Thursday, May 31, 2012

The Spring Handicraft Fair

Sometimes in homeschooling, we have to set aside doing school to do school in a different way. Today in Huntington Beach, several Charlotte Mason nature study groups got together for a handicraft fair, a chance to see what other families have been working on and to buy each others' treasures. Charlotte Mason wrote about the benefits of handicrafts: Not a useless experiment with glue and glitter, but a skill one can learn slowly and carefully. And while not everything my family made completely fits this noble description, we felt quiet accomplished when our creations were done. The simply Charlotte Mason website list seven benefits for doing handicrafts. To train the eye and hand.
Cultivate the artistic feeling.
Train in neatness, or good taste. Train in manual dexterity.
Establish due relations with various materials.
Experience the pleasure of exact movements and the triumph of success.
Encourage productivity.
The day was spent outdoors, marveling at all the creative ideas.
and of course buying
and eating
and fishing.
Our treasures, minus what we ate:
In addition to all this goodness, we had necessary discussions about how to determine prices, overhead costs, the value of saving and the value of spending. Quite worth the time missed on our normal schedule. We may even feel the need to start tomorrow on new projects for the next handicraft fair.

Sunday, May 27, 2012

Time for Tea

A while back our friend from South Africa invited us for tea. What a pleasant surprise when we arrived to find fresh scones, or biscuits as she called them, homemade cream, jam, and other treats all arranged beautifully on a table with tea cups and saucers - each with a different floral pattern - little spoons with cakes for handles, and a pot of Rooibos - a South African bush tea. 
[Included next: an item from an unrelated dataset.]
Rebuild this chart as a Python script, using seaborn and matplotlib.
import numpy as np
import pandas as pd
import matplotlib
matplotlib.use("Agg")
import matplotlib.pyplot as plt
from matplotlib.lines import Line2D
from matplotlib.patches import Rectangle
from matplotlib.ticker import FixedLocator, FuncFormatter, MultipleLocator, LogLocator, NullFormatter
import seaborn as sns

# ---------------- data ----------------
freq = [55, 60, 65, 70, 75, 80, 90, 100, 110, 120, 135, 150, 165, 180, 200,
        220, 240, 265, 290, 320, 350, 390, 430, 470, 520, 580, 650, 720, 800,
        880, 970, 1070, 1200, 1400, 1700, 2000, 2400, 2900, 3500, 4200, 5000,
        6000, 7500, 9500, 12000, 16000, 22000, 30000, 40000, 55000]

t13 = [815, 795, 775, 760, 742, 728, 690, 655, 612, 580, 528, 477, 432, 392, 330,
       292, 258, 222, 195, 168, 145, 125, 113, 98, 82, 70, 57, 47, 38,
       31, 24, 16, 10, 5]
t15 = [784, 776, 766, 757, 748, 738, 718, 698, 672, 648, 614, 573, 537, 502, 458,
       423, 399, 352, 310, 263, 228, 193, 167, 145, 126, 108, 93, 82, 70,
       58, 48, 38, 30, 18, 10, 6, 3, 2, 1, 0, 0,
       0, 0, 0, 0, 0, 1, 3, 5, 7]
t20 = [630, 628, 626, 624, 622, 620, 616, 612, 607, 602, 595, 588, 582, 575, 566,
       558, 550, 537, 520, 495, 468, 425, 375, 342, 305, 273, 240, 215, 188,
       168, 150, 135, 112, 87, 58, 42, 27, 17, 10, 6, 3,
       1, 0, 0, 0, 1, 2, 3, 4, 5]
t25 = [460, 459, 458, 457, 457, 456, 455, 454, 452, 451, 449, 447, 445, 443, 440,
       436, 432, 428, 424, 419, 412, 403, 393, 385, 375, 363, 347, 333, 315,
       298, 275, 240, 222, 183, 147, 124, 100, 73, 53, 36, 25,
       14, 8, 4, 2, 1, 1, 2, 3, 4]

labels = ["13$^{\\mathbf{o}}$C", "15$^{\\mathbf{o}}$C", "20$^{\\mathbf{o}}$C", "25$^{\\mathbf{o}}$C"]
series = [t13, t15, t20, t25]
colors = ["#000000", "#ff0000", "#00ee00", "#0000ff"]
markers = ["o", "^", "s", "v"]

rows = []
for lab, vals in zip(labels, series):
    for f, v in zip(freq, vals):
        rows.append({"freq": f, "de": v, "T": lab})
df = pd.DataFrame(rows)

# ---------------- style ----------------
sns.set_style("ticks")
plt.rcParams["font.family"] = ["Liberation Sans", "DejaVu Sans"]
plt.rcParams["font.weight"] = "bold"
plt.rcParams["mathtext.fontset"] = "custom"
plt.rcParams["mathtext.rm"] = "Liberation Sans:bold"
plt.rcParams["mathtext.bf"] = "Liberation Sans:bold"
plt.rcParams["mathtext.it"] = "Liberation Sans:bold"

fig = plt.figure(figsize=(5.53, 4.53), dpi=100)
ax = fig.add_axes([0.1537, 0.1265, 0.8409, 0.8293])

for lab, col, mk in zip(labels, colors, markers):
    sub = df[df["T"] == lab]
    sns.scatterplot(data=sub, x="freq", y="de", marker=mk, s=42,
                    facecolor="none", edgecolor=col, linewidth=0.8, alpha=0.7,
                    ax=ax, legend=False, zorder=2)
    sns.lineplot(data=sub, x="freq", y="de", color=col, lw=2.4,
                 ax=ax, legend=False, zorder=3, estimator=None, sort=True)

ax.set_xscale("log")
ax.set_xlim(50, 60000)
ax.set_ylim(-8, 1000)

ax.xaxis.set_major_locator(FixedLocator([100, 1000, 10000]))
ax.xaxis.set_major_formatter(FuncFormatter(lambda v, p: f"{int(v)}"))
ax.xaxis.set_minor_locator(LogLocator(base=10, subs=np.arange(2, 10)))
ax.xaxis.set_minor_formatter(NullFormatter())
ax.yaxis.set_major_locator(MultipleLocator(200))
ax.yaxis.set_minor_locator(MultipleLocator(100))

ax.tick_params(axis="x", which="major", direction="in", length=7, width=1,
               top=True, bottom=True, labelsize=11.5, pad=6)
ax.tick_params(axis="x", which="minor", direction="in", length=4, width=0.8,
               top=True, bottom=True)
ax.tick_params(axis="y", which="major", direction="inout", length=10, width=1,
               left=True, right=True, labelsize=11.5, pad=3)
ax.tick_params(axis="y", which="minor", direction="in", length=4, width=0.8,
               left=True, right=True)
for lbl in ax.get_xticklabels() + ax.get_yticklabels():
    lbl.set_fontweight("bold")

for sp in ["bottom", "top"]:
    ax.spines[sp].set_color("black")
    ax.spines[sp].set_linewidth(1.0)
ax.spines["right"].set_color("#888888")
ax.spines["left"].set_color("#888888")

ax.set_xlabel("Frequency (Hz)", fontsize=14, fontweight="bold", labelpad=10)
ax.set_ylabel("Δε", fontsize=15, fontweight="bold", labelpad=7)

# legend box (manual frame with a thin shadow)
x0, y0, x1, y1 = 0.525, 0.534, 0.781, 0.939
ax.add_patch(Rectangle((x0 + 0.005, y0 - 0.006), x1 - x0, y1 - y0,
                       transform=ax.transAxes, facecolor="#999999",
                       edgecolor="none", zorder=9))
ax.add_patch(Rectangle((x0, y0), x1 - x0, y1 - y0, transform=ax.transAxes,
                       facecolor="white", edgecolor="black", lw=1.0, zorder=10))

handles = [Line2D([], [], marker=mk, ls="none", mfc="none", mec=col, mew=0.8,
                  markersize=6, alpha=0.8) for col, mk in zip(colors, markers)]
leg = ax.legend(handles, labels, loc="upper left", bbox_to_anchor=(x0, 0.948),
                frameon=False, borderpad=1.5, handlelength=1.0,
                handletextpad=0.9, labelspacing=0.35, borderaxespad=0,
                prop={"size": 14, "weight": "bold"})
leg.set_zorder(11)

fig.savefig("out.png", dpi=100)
What a joy to be welcomed to a table so carefully and thoughtfully prepared!

As we began enjoying the tea and treats, I quickly noticed an incongruence between my children's gulping and gobbling and the delicate setting before us. "Not so fast." "Don't reach, ask someone to pass it." There were many opportunities for teaching table manners I'd missed at our boisterous dinner table at home. And everyone was willing to oblige sensing this was something special worthy of their best.  
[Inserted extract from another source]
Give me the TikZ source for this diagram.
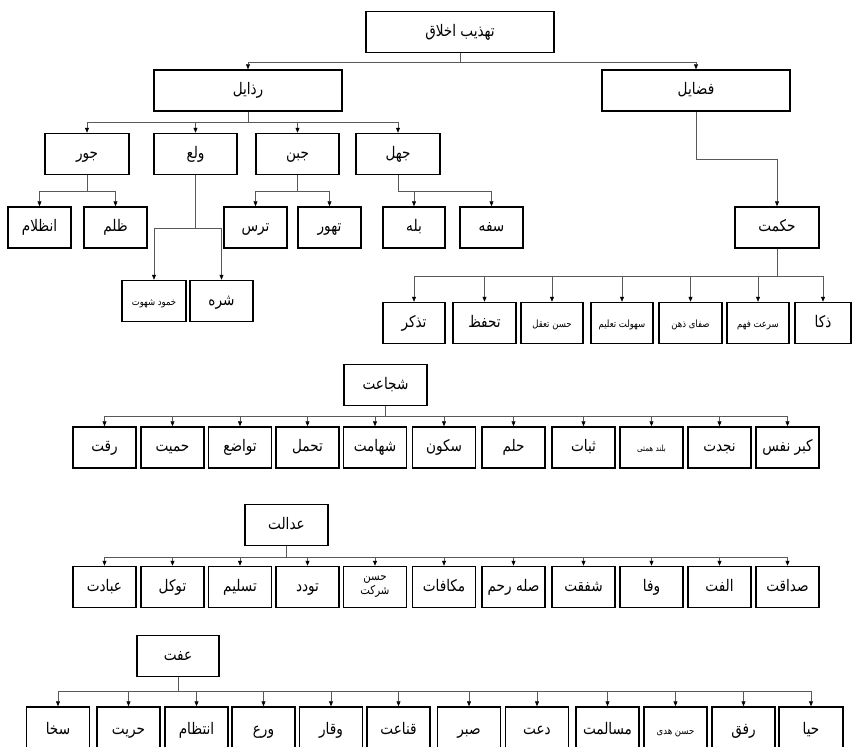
\documentclass[tikz,border=0pt]{standalone}
\usepackage{fontspec}
\usetikzlibrary{arrows.meta}
\TeXXeTstate=1
\newfontfamily\arabicfont[Script=Arabic,FakeStretch=0.85]{DejaVu Sans}
\newcommand{\fa}[1]{\arabicfont\beginR #1\endR}

\begin{document}
\begin{tikzpicture}[x=1pt,y=-1pt,
    box/.style = {draw, line width=1.5pt, minimum width=63pt, minimum height=41pt, inner sep=1pt,
                  text height=0.95em, text depth=0.1em, font=\fontsize{16}{18}\selectfont},
    wide/.style = {box, minimum width=188pt},
    mid/.style = {box, minimum width=83pt},
    small/.style = {font=\fontsize{10}{12}\selectfont},
    low/.style = {box, minimum height=46pt},
    arrow/.style = {line width=0.6pt, draw=black!65, -{Triangle[length=5pt,width=4pt,black]}}]
    \useasboundingbox (0,0) rectangle (852,747);
    \clip (0,0) rectangle (852,747);

    % top levels
    \node [wide] (akhlagh) at (460,32) {\fa{تهذیب اخلاق}};
    \node [wide] (razayel) at (248,90.5) {\fa{رذایل}};
    \node [wide] (fazayel) at (696,90.5) {\fa{فضایل}};

    \node [mid, minimum width=84pt] (jour) at (87,154) {\fa{جور}};
    \node [mid] (vala) at (195.5,154) {\fa{ولع}};
    \node [mid] (jobn) at (297.5,154) {\fa{جبن}};
    \node [mid, minimum width=84pt] (jahl) at (398,154) {\fa{جهل}};

    \node [box] (enzelam) at (39.5,227.5) {\fa{انظلام}};
    \node [box] (zolm) at (115.5,227.5) {\fa{ظلم}};
    \node [box, small, minimum width=64pt] (khomud) at (154,301) {\fa{خمود شهوت}};
    \node [box] (shareh) at (221.5,301) {\fa{شره}};
    \node [box] (tars) at (255.5,227.5) {\fa{ترس}};
    \node [box] (tahavvor) at (329.5,227.5) {\fa{تهور}};
    \node [box, minimum width=62pt] (balah) at (414,227.5) {\fa{بله}};
    \node [box] (safah) at (491.5,227.5) {\fa{سفه}};

    \node [mid, minimum width=84pt] (hekmat) at (777,227.5) {\fa{حکمت}};
    \node [box, minimum width=62pt] (tazakkor) at (414,323) {\fa{تذکر}};
    \node [box] (tahaffoz) at (484.5,323) {\fa{تحفظ}};
    \node [box, small, minimum width=62pt] (taaqol) at (552,323) {\fa{حسن تعقل}};
    \node [box, small, minimum width=62pt] (taalim) at (622,323) {\fa{سهولت تعلیم}};
    \node [box, small] (zehn) at (690.5,323) {\fa{صفای ذهن}};
    \node [box, small, minimum width=62pt] (fahm) at (758,323) {\fa{سرعت فهم}};
    \node [box, minimum width=56pt] (zaka) at (823,323) {\fa{ذکا}};

    \draw[arrow] (akhlagh.south) -- ++(0,9) -| (razayel.north);
    \draw[arrow] (akhlagh.south) -- ++(0,9) -| (fazayel.north);
    \draw[arrow] (razayel.south) -- ++(0,11) -| (jour.north);
    \draw[arrow] (razayel.south) -- ++(0,11) -| (vala.north);
    \draw[arrow] (razayel.south) -- ++(0,11) -| (jobn.north);
    \draw[arrow] (razayel.south) -- ++(0,11) -| (jahl.north);
    \draw[arrow] (jour.south) -- ++(0,16) -| (enzelam.north);
    \draw[arrow] (jour.south) -- ++(0,16) -| (zolm.north);
    \draw[arrow] (vala.south) -- ++(0,53) -| (khomud.north);
    \draw[arrow] (vala.south) -- ++(0,53) -| (shareh.north);
    \draw[arrow] (jobn.south) -- ++(0,16) -| (tars.north);
    \draw[arrow] (jobn.south) -- ++(0,16) -| (tahavvor.north);
    \draw[arrow] (jahl.south) -- ++(0,16) -| (balah.north);
    \draw[arrow] (jahl.south) -- ++(0,16) -| (safah.north);
    \draw[arrow] (fazayel.south) -- ++(0,48) -| (hekmat.north);
    \draw[arrow] (hekmat.south) -- ++(0,28) -| (tazakkor.north);
    \draw[arrow] (hekmat.south) -- ++(0,28) -| (tahaffoz.north);
    \draw[arrow] (hekmat.south) -- ++(0,28) -| (taaqol.north);
    \draw[arrow] (hekmat.south) -- ++(0,28) -| (taalim.north);
    \draw[arrow] (hekmat.south) -- ++(0,28) -| (zehn.north);
    \draw[arrow] (hekmat.south) -- ++(0,28) -| (fahm.north);
    \draw[arrow] (hekmat.south) -- ++(0,28) -| (zaka.north);

    % shojaat
    \node [mid] (shojaat) at (385.5,385) {\fa{شجاعت}};
    \node [box] (reqqat) at (104.5,447.5) {\fa{رقت}};
    \node [box] (hamiyat) at (172.5,447.5) {\fa{حمیت}};
    \node [box] (tavazo) at (240,447.5) {\fa{تواضع}};
    \node [box] (tahammol) at (307.5,447.5) {\fa{تحمل}};
    \node [box] (shahamat) at (375,447.5) {\fa{شهامت}};
    \node [box] (sokun) at (444,447.5) {\fa{سکون}};
    \node [box] (helm) at (513.5,447.5) {\fa{حلم}};
    \node [box] (sabat) at (583.5,447.5) {\fa{ثبات}};
    \node [box, font=\fontsize{8.5}{10}\selectfont] (hemmat) at (651.5,447.5) {\fa{بلند همتی}};
    \node [box] (najdat) at (719.5,447.5) {\fa{نجدت}};
    \node [box] (kebr) at (787.5,447.5) {\fa{کبر نفس}};

    \draw[arrow] (shojaat.south) -- ++(0,10) -| (reqqat.north);
    \draw[arrow] (shojaat.south) -- ++(0,10) -| (hamiyat.north);
    \draw[arrow] (shojaat.south) -- ++(0,10) -| (tavazo.north);
    \draw[arrow] (shojaat.south) -- ++(0,10) -| (tahammol.north);
    \draw[arrow] (shojaat.south) -- ++(0,10) -| (shahamat.north);
    \draw[arrow] (shojaat.south) -- ++(0,10) -| (sokun.north);
    \draw[arrow] (shojaat.south) -- ++(0,10) -| (helm.north);
    \draw[arrow] (shojaat.south) -- ++(0,10) -| (sabat.north);
    \draw[arrow] (shojaat.south) -- ++(0,10) -| (hemmat.north);
    \draw[arrow] (shojaat.south) -- ++(0,10) -| (najdat.north);
    \draw[arrow] (shojaat.south) -- ++(0,10) -| (kebr.north);

    % edalat
    \node [mid] (edalat) at (286.5,525) {\fa{عدالت}};
    \node [box] (ebadat) at (104.5,587) {\fa{عبادت}};
    \node [box] (tavakkol) at (172.5,587) {\fa{توکل}};
    \node [box] (taslim) at (240,587) {\fa{تسلیم}};
    \node [box] (tavaddod) at (307.5,587) {\fa{تودد}};
    \node [box, align=center, text height={}, text depth={}, font=\fontsize{12}{14}\selectfont] (sherkat) at (375,587) {\fa{حسن}\\\fa{شرکت}};
    \node [box] (mokafat) at (444,587) {\fa{مکافات}};
    \node [box] (rahem) at (513.5,587) {\fa{صله رحم}};
    \node [box] (shafaqat) at (583.5,587) {\fa{شفقت}};
    \node [box] (vafa) at (651.5,587) {\fa{وفا}};
    \node [box] (olfat) at (719.5,587) {\fa{الفت}};
    \node [box] (sedaghat) at (787.5,587) {\fa{صداقت}};

    \draw[arrow] (edalat.south) -- ++(0,11) -| (ebadat.north);
    \draw[arrow] (edalat.south) -- ++(0,11) -| (tavakkol.north);
    \draw[arrow] (edalat.south) -- ++(0,11) -| (taslim.north);
    \draw[arrow] (edalat.south) -- ++(0,11) -| (tavaddod.north);
    \draw[arrow] (edalat.south) -- ++(0,11) -| (sherkat.north);
    \draw[arrow] (edalat.south) -- ++(0,11) -| (mokafat.north);
    \draw[arrow] (edalat.south) -- ++(0,11) -| (rahem.north);
    \draw[arrow] (edalat.south) -- ++(0,11) -| (shafaqat.north);
    \draw[arrow] (edalat.south) -- ++(0,11) -| (vafa.north);
    \draw[arrow] (edalat.south) -- ++(0,11) -| (olfat.north);
    \draw[arrow] (edalat.south) -- ++(0,11) -| (sedaghat.north);

    % effat
    \node [mid, minimum width=82pt] (effat) at (178,656) {\fa{عفت}};
    \node [low] (sakha) at (58,730) {\fa{سخا}};
    \node [low] (horriyat) at (128.5,730) {\fa{حریت}};
    \node [low] (entezam) at (196.5,730) {\fa{انتظام}};
    \node [low] (vara) at (263.5,730) {\fa{ورع}};
    \node [low] (vaqar) at (331,730) {\fa{وقار}};
    \node [low] (qanaat) at (398.5,730) {\fa{قناعت}};
    \node [low] (sabr) at (469,730) {\fa{صبر}};
    \node [low] (daat) at (537,730) {\fa{دعت}};
    \node [low] (mosalemat) at (607.5,730) {\fa{مسالمت}};
    \node [low, small] (hoda) at (675.5,730) {\fa{حسن هدی}};
    \node [low] (rafq) at (743.5,730) {\fa{رفق}};
    \node [low, minimum width=64pt] (haya) at (811,730) {\fa{حیا}};

    \draw[arrow] (effat.south) -- ++(0,14) -| (sakha.north);
    \draw[arrow] (effat.south) -- ++(0,14) -| (horriyat.north);
    \draw[arrow] (effat.south) -- ++(0,14) -| (entezam.north);
    \draw[arrow] (effat.south) -- ++(0,14) -| (vara.north);
    \draw[arrow] (effat.south) -- ++(0,14) -| (vaqar.north);
    \draw[arrow] (effat.south) -- ++(0,14) -| (qanaat.north);
    \draw[arrow] (effat.south) -- ++(0,14) -| (sabr.north);
    \draw[arrow] (effat.south) -- ++(0,14) -| (daat.north);
    \draw[arrow] (effat.south) -- ++(0,14) -| (mosalemat.north);
    \draw[arrow] (effat.south) -- ++(0,14) -| (hoda.north);
    \draw[arrow] (effat.south) -- ++(0,14) -| (rafq.north);
    \draw[arrow] (effat.south) -- ++(0,14) -| (haya.north);
\end{tikzpicture}
\end{document}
Between the "Mmmms" and the "Yums" we talked about books and people and events and tea cups and tea.

On our way home, my daughter asked if we could have them for tea sometime. And we have; each time excitedly planning what delectable fare we will serve. And even though we don't have all the gorgeous pieces of tea necessities, we make do with what we have. We've used plastic baby spoons in place of fine silver ones and zebra striped plastic serving plates instead of pretty floral ones. No one ever minded because it's the enjoyment of having and serving tea with friends that really matters more than fine china.

And our friends never seem to come empty handed (although as I'm typing this I'm realizing we always do!) They bring us a simple flower or two from their garden in a small glass or vase for our table each time. Last time it was a yellow flower cutting from their front yard, which when a bee sits on the lip of the flower, it pops open and PUFF! the pollen flies all over.    

Knowing my husband who works at home would be able to join us, this week we invited someone new to tea; an older Englishman from church who has been home between jobs. Having been to his home for dinner before, I knew he loved deviled eggs and the kids recalled him saying that he loves just plain old bread and butter. So we baked a fresh loaf of bread and served it along with deviled eggs and a fruit salad.

He showed up an hour late due to some unexpected calls so we were all hungry staring at that food on the table, but we were glad to hear he was still coming and it was great patience training! He brought us some Ceylon tea and a tin of tea from Teavana (I saw one of their blooming teas at a meeting recently). He said he didn't like the flowery stuff so he brought an Irish black tea for us to brew and it was strong and good. My son didn't like it.

While we talked over tea he told us Ceylon was the name of Sri Lanka when it was a British colony. He talked about some of the places we could go locally to find fossils and rocks with minerals in them and he talked about the minerals with such awe in his voice it made the kids go run and grab their rocks to show him. He told us about his love of collecting stamps as a boy and shared how to go about starting one and asking relatives and friends who travel to send you something in the mail. He said his favorites were from Belgium (I think) because they were big and colorful. The kids have since pulled out all the mail they have to look at the stamps and start their own collections.

My son pulled out Our Island Story to show him our book about English history and flipping through it, he told us how when he was in school, one day he hadn't done his Latin work and when the teacher had asked him why not, he thought he was so clever to answer "Because the Romans are gone sir, we don't need to know Latin anymore." He said his mates thought it was so funny and laughed and laughed. His teacher made him write Latin sentences for the next month for punishment. 

He told us his Mother had made him watch the Sound of Music every Christmas, year after year, and he knew every word of every song in the movie.

We never knew any of these things about this man we've seen at church week after week. And I thought, how really nice it is to have tea with people and to get to know them.